Problem description — Copy out exactly the lines spanning the line with "What TikZ code" to the line with "(0,0) rectangle (1053,957);", inclusive, from the data underneath, with no pictures.

Data shown —
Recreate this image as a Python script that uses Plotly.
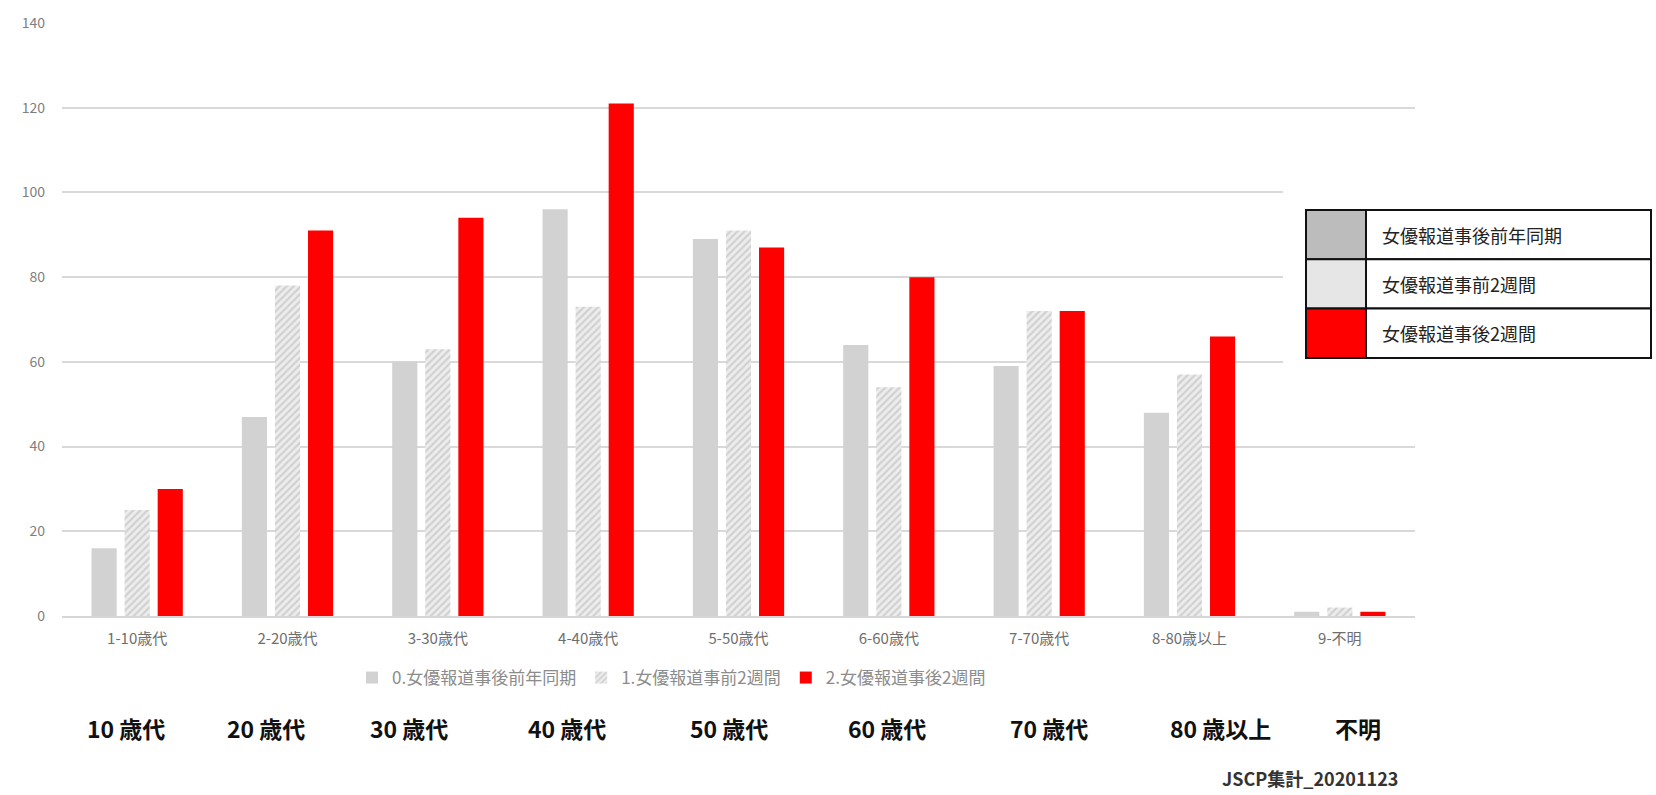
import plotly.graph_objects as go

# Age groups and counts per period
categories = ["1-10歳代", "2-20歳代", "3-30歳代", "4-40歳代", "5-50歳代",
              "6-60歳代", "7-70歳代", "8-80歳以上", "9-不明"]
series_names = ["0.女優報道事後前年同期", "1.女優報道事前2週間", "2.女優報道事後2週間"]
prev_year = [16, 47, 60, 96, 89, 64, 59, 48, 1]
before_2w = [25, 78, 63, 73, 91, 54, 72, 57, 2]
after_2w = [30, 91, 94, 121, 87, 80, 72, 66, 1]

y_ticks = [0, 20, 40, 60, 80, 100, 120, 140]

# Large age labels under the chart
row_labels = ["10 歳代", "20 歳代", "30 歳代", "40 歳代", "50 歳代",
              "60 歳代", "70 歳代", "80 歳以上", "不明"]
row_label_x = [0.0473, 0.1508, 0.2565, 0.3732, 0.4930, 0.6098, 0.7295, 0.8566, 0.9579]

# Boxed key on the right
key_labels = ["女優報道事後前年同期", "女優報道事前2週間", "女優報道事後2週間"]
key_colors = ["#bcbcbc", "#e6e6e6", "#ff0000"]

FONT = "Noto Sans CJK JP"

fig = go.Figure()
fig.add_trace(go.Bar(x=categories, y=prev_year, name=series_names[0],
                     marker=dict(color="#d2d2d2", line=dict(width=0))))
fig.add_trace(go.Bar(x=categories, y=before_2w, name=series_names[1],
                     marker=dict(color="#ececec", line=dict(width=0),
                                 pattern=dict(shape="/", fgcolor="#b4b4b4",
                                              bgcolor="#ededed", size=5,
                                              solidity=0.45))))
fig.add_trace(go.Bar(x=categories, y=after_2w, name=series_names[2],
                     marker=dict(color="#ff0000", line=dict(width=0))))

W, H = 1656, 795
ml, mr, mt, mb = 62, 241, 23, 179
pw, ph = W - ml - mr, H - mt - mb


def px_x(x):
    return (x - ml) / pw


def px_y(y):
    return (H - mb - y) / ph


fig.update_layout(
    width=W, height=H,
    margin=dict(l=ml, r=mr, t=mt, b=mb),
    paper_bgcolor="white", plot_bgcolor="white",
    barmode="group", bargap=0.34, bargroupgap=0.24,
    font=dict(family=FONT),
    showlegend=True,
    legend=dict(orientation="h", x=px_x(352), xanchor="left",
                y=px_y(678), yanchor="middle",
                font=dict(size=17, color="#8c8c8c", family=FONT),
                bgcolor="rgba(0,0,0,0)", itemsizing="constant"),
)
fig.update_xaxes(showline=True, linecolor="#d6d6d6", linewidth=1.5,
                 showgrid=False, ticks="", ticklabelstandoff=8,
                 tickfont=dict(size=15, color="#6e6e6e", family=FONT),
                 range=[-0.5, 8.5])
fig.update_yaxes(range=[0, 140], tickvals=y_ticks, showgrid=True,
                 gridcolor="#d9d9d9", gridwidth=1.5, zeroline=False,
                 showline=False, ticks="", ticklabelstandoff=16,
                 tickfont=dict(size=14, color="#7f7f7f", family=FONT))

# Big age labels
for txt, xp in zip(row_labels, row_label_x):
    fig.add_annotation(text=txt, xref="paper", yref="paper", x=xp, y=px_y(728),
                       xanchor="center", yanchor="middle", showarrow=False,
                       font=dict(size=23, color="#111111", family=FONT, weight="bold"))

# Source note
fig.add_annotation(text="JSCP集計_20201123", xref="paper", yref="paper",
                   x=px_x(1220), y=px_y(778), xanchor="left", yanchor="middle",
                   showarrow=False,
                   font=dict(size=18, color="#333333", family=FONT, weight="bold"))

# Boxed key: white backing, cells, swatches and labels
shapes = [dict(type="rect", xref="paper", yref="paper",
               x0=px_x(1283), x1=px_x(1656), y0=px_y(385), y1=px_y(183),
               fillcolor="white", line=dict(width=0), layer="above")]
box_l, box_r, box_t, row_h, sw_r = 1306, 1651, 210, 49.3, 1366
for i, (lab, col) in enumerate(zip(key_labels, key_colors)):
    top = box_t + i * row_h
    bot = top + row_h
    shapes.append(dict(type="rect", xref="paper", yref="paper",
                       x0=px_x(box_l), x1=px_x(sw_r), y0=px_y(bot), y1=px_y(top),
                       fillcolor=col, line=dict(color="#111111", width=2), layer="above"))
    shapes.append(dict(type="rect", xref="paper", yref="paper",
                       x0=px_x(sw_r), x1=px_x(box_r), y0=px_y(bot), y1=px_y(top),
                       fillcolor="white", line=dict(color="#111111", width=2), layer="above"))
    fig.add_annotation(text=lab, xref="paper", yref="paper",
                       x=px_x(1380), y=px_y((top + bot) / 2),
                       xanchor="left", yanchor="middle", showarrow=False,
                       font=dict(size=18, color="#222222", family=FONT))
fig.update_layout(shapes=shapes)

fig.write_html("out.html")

* * *

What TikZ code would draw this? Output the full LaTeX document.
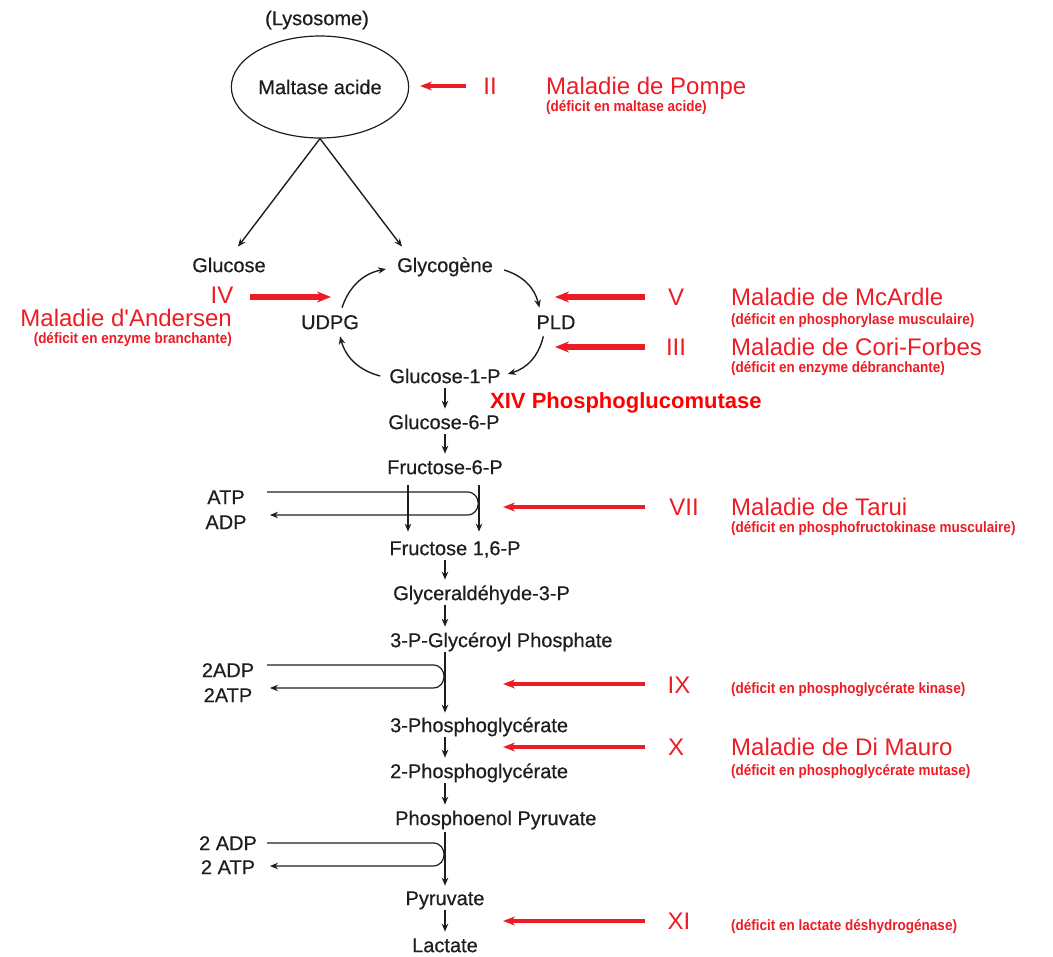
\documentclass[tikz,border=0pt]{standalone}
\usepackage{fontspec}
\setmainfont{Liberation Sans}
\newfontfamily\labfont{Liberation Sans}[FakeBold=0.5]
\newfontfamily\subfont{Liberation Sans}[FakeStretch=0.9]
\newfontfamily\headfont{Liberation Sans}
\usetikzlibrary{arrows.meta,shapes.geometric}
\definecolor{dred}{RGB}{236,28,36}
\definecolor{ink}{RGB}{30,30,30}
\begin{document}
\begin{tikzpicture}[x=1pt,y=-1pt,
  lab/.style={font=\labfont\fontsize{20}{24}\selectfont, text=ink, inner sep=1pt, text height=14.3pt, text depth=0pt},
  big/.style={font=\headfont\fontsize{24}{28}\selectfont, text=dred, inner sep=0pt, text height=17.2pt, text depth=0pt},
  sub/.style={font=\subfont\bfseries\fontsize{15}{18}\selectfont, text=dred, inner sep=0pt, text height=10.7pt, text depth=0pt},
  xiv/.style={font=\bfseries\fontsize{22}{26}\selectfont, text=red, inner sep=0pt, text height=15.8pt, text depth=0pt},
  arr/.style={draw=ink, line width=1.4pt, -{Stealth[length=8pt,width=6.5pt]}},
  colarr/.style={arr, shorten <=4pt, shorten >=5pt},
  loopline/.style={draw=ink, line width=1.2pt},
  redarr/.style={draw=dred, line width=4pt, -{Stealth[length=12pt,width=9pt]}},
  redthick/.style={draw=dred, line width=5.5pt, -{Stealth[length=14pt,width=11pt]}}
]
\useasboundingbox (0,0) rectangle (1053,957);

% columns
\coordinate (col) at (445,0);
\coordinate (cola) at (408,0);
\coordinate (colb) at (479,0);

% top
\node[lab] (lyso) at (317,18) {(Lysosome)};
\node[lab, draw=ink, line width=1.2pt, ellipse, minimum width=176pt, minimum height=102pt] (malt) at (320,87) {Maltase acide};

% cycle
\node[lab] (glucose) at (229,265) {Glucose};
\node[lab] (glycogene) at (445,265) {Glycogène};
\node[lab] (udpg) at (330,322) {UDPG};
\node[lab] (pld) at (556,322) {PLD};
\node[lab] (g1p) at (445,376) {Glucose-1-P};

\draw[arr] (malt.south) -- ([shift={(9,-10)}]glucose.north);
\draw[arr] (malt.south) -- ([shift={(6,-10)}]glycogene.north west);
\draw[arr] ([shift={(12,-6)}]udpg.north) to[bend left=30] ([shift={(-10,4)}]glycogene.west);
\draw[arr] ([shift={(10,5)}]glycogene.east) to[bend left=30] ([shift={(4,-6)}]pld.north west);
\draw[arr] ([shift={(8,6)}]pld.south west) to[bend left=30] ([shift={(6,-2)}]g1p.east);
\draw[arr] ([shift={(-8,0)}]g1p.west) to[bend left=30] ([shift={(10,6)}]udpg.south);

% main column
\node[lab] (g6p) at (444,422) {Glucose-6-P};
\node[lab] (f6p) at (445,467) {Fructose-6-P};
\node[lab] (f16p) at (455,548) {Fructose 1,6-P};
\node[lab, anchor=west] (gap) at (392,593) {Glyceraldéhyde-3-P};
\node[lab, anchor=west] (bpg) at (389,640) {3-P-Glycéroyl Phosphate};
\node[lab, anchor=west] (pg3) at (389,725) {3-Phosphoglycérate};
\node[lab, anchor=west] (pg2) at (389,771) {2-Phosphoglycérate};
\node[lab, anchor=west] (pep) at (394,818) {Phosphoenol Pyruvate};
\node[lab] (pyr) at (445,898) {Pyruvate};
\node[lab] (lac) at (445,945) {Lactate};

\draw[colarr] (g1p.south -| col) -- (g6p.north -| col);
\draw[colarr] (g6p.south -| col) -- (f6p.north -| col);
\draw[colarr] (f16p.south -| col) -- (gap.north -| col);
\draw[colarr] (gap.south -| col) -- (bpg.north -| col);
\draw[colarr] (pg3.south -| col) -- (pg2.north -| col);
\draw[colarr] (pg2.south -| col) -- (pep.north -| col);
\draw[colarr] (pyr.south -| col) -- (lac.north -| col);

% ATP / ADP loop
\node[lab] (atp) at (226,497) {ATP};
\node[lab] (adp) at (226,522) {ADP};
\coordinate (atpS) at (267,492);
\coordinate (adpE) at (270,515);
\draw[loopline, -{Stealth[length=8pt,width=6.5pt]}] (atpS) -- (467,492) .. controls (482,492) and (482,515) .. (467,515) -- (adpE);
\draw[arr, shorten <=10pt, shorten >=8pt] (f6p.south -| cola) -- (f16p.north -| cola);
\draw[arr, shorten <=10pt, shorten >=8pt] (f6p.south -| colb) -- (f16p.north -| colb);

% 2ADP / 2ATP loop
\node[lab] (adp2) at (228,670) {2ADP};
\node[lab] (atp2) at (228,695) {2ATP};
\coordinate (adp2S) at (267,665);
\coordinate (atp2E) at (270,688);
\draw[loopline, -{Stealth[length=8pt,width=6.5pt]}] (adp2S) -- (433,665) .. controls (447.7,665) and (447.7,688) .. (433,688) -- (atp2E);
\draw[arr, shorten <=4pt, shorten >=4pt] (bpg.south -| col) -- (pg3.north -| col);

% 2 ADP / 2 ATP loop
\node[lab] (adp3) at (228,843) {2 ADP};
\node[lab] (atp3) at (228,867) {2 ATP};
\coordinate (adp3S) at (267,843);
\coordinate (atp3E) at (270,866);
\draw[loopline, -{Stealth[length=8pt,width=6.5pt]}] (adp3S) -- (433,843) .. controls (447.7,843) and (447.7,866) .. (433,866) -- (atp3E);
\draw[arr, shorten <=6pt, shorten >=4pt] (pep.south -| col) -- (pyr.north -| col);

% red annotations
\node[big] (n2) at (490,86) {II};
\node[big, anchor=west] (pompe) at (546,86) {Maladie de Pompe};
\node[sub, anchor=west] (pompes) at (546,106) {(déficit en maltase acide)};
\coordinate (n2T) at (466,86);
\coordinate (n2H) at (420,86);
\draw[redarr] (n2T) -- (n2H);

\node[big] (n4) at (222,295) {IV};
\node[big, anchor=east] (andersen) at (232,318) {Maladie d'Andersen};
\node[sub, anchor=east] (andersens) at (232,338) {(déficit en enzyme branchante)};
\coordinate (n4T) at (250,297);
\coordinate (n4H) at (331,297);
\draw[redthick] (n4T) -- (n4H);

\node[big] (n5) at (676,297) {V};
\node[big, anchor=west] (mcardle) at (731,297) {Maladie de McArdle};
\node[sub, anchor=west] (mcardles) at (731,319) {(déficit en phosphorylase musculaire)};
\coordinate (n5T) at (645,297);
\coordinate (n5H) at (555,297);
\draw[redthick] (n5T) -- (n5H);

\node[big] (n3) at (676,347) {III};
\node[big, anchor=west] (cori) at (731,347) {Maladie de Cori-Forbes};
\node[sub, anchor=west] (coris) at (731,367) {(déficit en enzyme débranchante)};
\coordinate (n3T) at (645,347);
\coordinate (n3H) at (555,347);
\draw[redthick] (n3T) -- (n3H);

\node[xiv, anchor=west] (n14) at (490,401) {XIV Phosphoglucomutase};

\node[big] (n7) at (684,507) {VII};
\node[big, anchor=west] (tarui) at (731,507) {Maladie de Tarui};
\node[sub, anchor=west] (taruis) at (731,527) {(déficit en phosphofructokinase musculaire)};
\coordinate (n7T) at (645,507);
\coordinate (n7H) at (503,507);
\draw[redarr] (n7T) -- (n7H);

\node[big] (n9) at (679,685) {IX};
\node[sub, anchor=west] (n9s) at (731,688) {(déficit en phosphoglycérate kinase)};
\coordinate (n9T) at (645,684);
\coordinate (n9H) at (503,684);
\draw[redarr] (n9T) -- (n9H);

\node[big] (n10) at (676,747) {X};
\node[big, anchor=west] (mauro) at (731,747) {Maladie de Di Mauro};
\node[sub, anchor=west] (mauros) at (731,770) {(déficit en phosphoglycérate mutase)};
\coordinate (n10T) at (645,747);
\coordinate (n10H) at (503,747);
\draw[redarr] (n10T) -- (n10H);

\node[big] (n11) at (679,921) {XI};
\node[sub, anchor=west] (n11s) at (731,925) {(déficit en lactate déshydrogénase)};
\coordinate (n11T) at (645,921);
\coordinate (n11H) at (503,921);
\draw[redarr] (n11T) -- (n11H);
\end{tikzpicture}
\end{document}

Answer for the task —
What TikZ code would draw this? Output the full LaTeX document.
\documentclass[tikz,border=0pt]{standalone}
\usepackage{fontspec}
\setmainfont{Liberation Sans}
\newfontfamily\labfont{Liberation Sans}[FakeBold=0.5]
\newfontfamily\subfont{Liberation Sans}[FakeStretch=0.9]
\newfontfamily\headfont{Liberation Sans}
\usetikzlibrary{arrows.meta,shapes.geometric}
\definecolor{dred}{RGB}{236,28,36}
\definecolor{ink}{RGB}{30,30,30}
\begin{document}
\begin{tikzpicture}[x=1pt,y=-1pt,
  lab/.style={font=\labfont\fontsize{20}{24}\selectfont, text=ink, inner sep=1pt, text height=14.3pt, text depth=0pt},
  big/.style={font=\headfont\fontsize{24}{28}\selectfont, text=dred, inner sep=0pt, text height=17.2pt, text depth=0pt},
  sub/.style={font=\subfont\bfseries\fontsize{15}{18}\selectfont, text=dred, inner sep=0pt, text height=10.7pt, text depth=0pt},
  xiv/.style={font=\bfseries\fontsize{22}{26}\selectfont, text=red, inner sep=0pt, text height=15.8pt, text depth=0pt},
  arr/.style={draw=ink, line width=1.4pt, -{Stealth[length=8pt,width=6.5pt]}},
  colarr/.style={arr, shorten <=4pt, shorten >=5pt},
  loopline/.style={draw=ink, line width=1.2pt},
  redarr/.style={draw=dred, line width=4pt, -{Stealth[length=12pt,width=9pt]}},
  redthick/.style={draw=dred, line width=5.5pt, -{Stealth[length=14pt,width=11pt]}}
]
\useasboundingbox (0,0) rectangle (1053,957);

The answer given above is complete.